Please do test single-cpu guest to make sure it does go away.
I was seeing this on single cpu guests.
Note added to all kvmclock bugs:
Please retest with kernel-2.6.18-202.el5 (RHEL5) or kernel-2.6.32-33.el6 (RHEL6) in your guest kernel. In case it works, please close as a DUP of bugs 570824 (RHEL5) or 569603 (RHEL6)
Did any of you re-tested this ?
kernel 202 is not available yet. I don't find a place to get the kernel-2.6.18-202.el5 you are refering too. The closest thing I found looking at referencing bugs id was version 203 found at http://people.redhat.com/jwilson/el5 ( url comes from https://bugzilla.redhat.com/show_bug.cgi?id=570824 )
Where can I get it ?
203 will do.
This sounds exactly like the bug I was hitting running RHEL6 kvmclock guests.
The problem only happens for SMP guests, as described here, and resulted in hangs.
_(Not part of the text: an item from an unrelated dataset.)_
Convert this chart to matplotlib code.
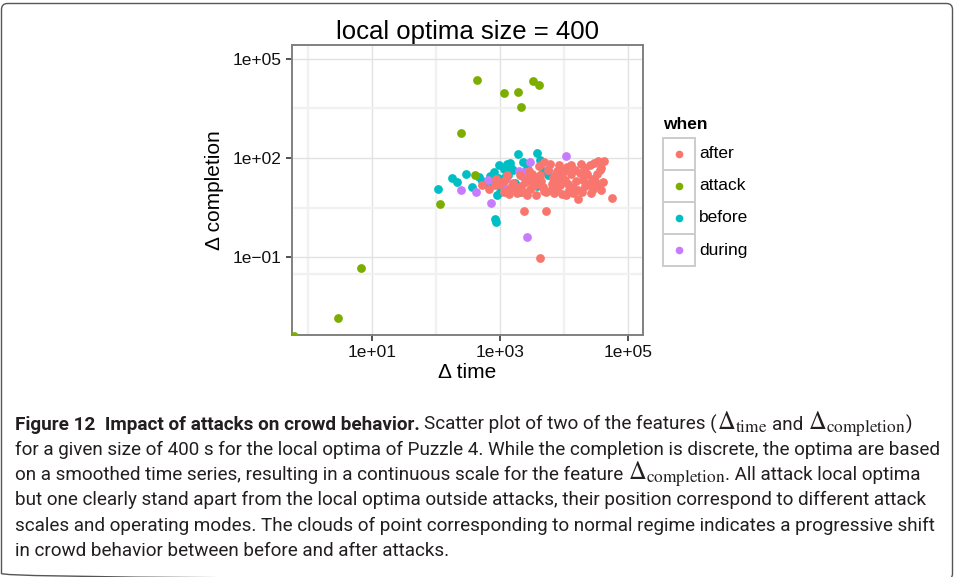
import matplotlib
matplotlib.use("Agg")
import matplotlib.pyplot as plt
from matplotlib.patches import Rectangle, FancyBboxPatch
from matplotlib.lines import Line2D
from matplotlib.transforms import Affine2D

# data (Δ time, Δ completion) per group
groups = ["after", "attack", "before", "during"]
group_colors = {"after": "#F8766D", "attack": "#7CAE00", "before": "#00BFC4", "during": "#C77CFF"}

after_time = [525, 692, 891, 1000, 1150, 1380, 1480, 1860, 2090, 2190, 2510, 2950, 3160, 3720, 3980,
              4270, 4900, 6030, 5370, 6460, 7760, 7940, 9330, 9550, 11200, 11700, 13200, 13800, 15800,
              17000, 18600, 19100, 21400, 22900, 25700, 27500, 28800, 30900, 34700, 37200, 38900, 40700,
              56200, 2400, 5250, 4270, 1260, 1410, 2630, 3550, 4470, 6760, 8710, 10500, 14100, 20400,
              24500, 33100, 1150, 1620, 1860, 2340, 3310, 2880, 5620, 7240, 10000, 12300, 17800, 21900,
              30200, 42700, 26900, 15100, 8510, 6310, 4790, 2750, 3800, 7080, 33900, 38000, 832, 1320,
              5010, 11000, 16600, 8320, 13200, 4170]
after_completion = [15.5, 11.7, 23.4, 16.6, 9.3, 11.0, 13.2, 10.5, 30.2, 14.8, 18.6, 11.7, 33.9, 7.4, 16.6,
                    31.6, 75.9, 67.6, 9.3, 16.6, 40.7, 11.7, 26.3, 8.3, 53.7, 16.6, 33.9, 8.7, 20.9,
                    5.9, 67.6, 9.3, 14.8, 33.9, 60.3, 23.4, 11.7, 20.0, 79.4, 42.7, 51.3, 18.6,
                    6.2, 2.5, 2.5, 0.095, 9.8, 8.3, 7.4, 22.4, 20.0, 25.1, 15.8, 22.4, 12.6, 22.4,
                    16.6, 33.9, 20.0, 17.8, 8.5, 9.5, 14.8, 39.8, 44.7, 31.6, 39.8, 10.5, 35.5, 50.1,
                    70.8, 79.4, 8.9, 44.7, 63.1, 11.2, 13.2, 24.0, 26.3, 8.5, 15.8, 11.2, 15.1, 31.6,
                    10.0, 7.6, 11.2, 20.0, 63.1, 56.2]

attack_time = [447, 1175, 1950, 3310, 4070, 2140, 251, 407, 115, 6.9, 3.0, 0.6]
attack_completion = [23400, 9550, 10000, 21900, 15800, 3630, 589, 31, 4.1, 0.047, 0.0015, 0.00043]

before_time = [110, 182, 214, 302, 363, 468, 525, 631, 813, 851, 871, 912, 1000, 977, 1150, 1290, 1450,
               741, 891, 1070, 1200, 1620, 1860, 1910, 2630, 3890, 4270, 3160, 3800, 5750, 2090,
               1050, 1350, 1510, 955, 1740, 2820, 4790, 7080, 708, 2290]
before_completion = [11.5, 25.1, 18.6, 32.4, 13.8, 26.3, 20.9, 16.6, 38.0, 1.45, 1.15, 7.4, 9.3, 60.3,
                     47.9, 67.6, 72.4, 16.6, 20.9, 13.2, 26.9, 42.7, 14.8, 132, 51.3, 138, 89.1, 20.9,
                     14.8, 30.2, 9.3, 11.2, 31.6, 50.1, 25.1, 17.8, 28.2, 39.8, 20.0, 28.2, 75.9]

during_time = [11000, 2950, 251, 427, 741, 2630, 661, 1260, 2040, 2510, 5750, 2240, 1120]
during_completion = [117, 78, 11, 9.5, 4.4, 0.42, 22, 23, 41, 38, 45, 28, 14]

x_ticks = [1e1, 1e3, 1e5]
x_tick_labels = ["1e+01", "1e+03", "1e+05"]
y_ticks = [1e-1, 1e2, 1e5]
y_tick_labels = ["1e\u221201", "1e+02", "1e+05"]

series = {
    "after": (after_time, after_completion),
    "attack": (attack_time, attack_completion),
    "before": (before_time, before_completion),
    "during": (during_time, during_completion),
}

W, H = 956, 577
plt.rcParams["font.family"] = ["Liberation Sans", "DejaVu Sans"]
plt.rcParams["mathtext.fontset"] = "stix"

fig = plt.figure(figsize=(W / 100, H / 100), dpi=100)
fig.patch.set_facecolor("white")
# pixel coords, origin top-left
T = Affine2D().scale(1 / W, -1 / H).translate(0, 1) + fig.transFigure

# outer caption frame
fig.add_artist(FancyBboxPatch((1.5, 3.5), 951, 576, boxstyle="round,pad=0,rounding_size=6",
                              transform=T, fc="none", ec="#555555", lw=1.0))

# scatter panel
left, right, top, bottom = 291.7, 643, 45, 335
ax = fig.add_axes([left / W, 1 - bottom / H, (right - left) / W, (bottom - top) / H])
ax.set_xscale("log")
ax.set_yscale("log")
ax.set_xlim(10 ** -0.25, 10 ** 5.24)
ax.set_ylim(10 ** -3.35, 10 ** 5.42)

for g in ["before", "during", "after", "attack"]:
    xs, ys = series[g]
    ax.scatter(xs, ys, s=40, color=group_colors[g], linewidths=0, zorder=3, clip_on=True)

ax.set_xticks(x_ticks)
ax.set_xticklabels(x_tick_labels)
ax.set_yticks(y_ticks)
ax.set_yticklabels(y_tick_labels)
ax.set_xticks([1e0, 1e2, 1e4], minor=True)
ax.set_yticks([10 ** -1.5, 10 ** 0.5, 10 ** 3.5], minor=True)
ax.xaxis.set_minor_formatter(plt.NullFormatter())
ax.yaxis.set_minor_formatter(plt.NullFormatter())
ax.tick_params(which="major", length=4.5, width=1.2, color="#333333", labelsize=12.5,
               labelcolor="#111111", pad=3)
ax.tick_params(which="minor", length=0)
ax.grid(which="major", color="#e2e2e2", lw=1.0, zorder=0)
ax.grid(which="minor", color="#f1f1f1", lw=1.7, zorder=0)
ax.set_axisbelow(True)
for sp in ax.spines.values():
    sp.set_color("#808080")
    sp.set_linewidth(1.4)

fig.text(467 / W, 1 - 32 / H, "local optima size = 400", fontsize=18.5, ha="center", va="center")
fig.text(467 / W, 1 - 373 / H, "\u0394 time", fontsize=15, ha="center", va="center")
fig.text(215 / W, 1 - 190 / H, "\u0394 completion", fontsize=15, ha="center", va="center", rotation=90)

# legend
fig.text(663 / W, 1 - 125 / H, "when", fontsize=12.5, fontweight="bold", ha="left", va="center")
for i, g in enumerate(groups):
    y0 = 138 + i * 32
    fig.add_artist(Rectangle((663, y0), 32, 32, transform=T, fc="white", ec="#cccccc", lw=1.4))
    fig.add_artist(Line2D([679], [y0 + 16], marker="o", ms=5.5, mew=0, color=group_colors[g],
                          transform=T, ls="none"))
    fig.text(699 / W, 1 - (y0 + 16) / H, g, fontsize=12.5, ha="left", va="center")

# caption
renderer = fig.canvas.get_renderer()
cap_font = ["Roboto", "DejaVu Sans"]
cap_color = "#231f20"
line2 = "for a given size of 400 s for the local optima of Puzzle 4. While the completion is discrete, the optima are based"
probe = fig.text(0, 0, line2, fontsize=12, family=cap_font)
cap_fs = 12 * 928 / probe.get_window_extent(renderer).width
probe.remove()
p1 = fig.text(0, 0, "a a", fontsize=cap_fs, family=cap_font)
p2 = fig.text(0, 0, "aa", fontsize=cap_fs, family=cap_font)
space_w = p1.get_window_extent(renderer).width - p2.get_window_extent(renderer).width
p1.remove()
p2.remove()

caption = [
    [("b", "Figure 12  Impact of attacks on crowd behavior."), ("gap", ""),
     ("n", "Scatter plot of two of the features ("), ("m", r"$\Delta_{\mathrm{time}}$"), ("gap", ""),
     ("n", "and"), ("gap", ""), ("m", r"$\Delta_{\mathrm{completion}}$"), ("n", ")")],
    [("n", line2)],
    [("n", "on a smoothed time series, resulting in a continuous scale for the feature"), ("gap", ""),
     ("m", r"$\Delta_{\mathrm{completion}}$"), ("n", ". All attack local optima")],
    [("n", "but one clearly stand apart from the local optima outside attacks, their position correspond to different attack")],
    [("n", "scales and operating modes. The clouds of point corresponding to normal regime indicates a progressive shift")],
    [("n", "in crowd behavior between before and after attacks.")],
]
for i, runs in enumerate(caption):
    y = 429.5 + i * 25.3
    x = 15
    for kind, s in runs:
        if kind == "gap":
            x += space_w
            continue
        fs = cap_fs * 1.3 if kind == "m" else cap_fs
        t = fig.text(x / W, 1 - y / H, s, fontsize=fs, family=cap_font, color=cap_color,
                     fontweight="bold" if kind == "b" else "normal", ha="left", va="baseline")
        x += t.get_window_extent(renderer).width

fig.savefig("out.png", dpi=100)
Switching away from kvmclock or switching to UP guest fixed the problem.
Glauber's patches to the guest kernel to make the kvmclock not go backwards fixed the problem. I'm highly suspicious this is a dup.
> as described here
Please could everyone stop stealing my bug.
This bug is for single cpu guests.
Ok, let's start from the supposition this is not the same bug.
Would be good to give the new kernel a test anyway, so we can start from a
fresher base. Many kvmclock patches went in, so maybe your problem is fixed by it.
In case it is not, please report, together with the info present in your /proc/cpuinfo (host)
Created attachment 426358 [details]
/proc/cpuinfo on host
kernel-2.6.18-203.el5.i686.rpm installed in guest and rebooted.
So far, no 100% craziness.
Still working well. It's never lasted anywhere near this long before. Timekeeping is also fine.
Do you want me to do anything else?
if it is working for you, I'll close it as a dup.
*** This bug has been marked as a duplicate of bug 570824 ***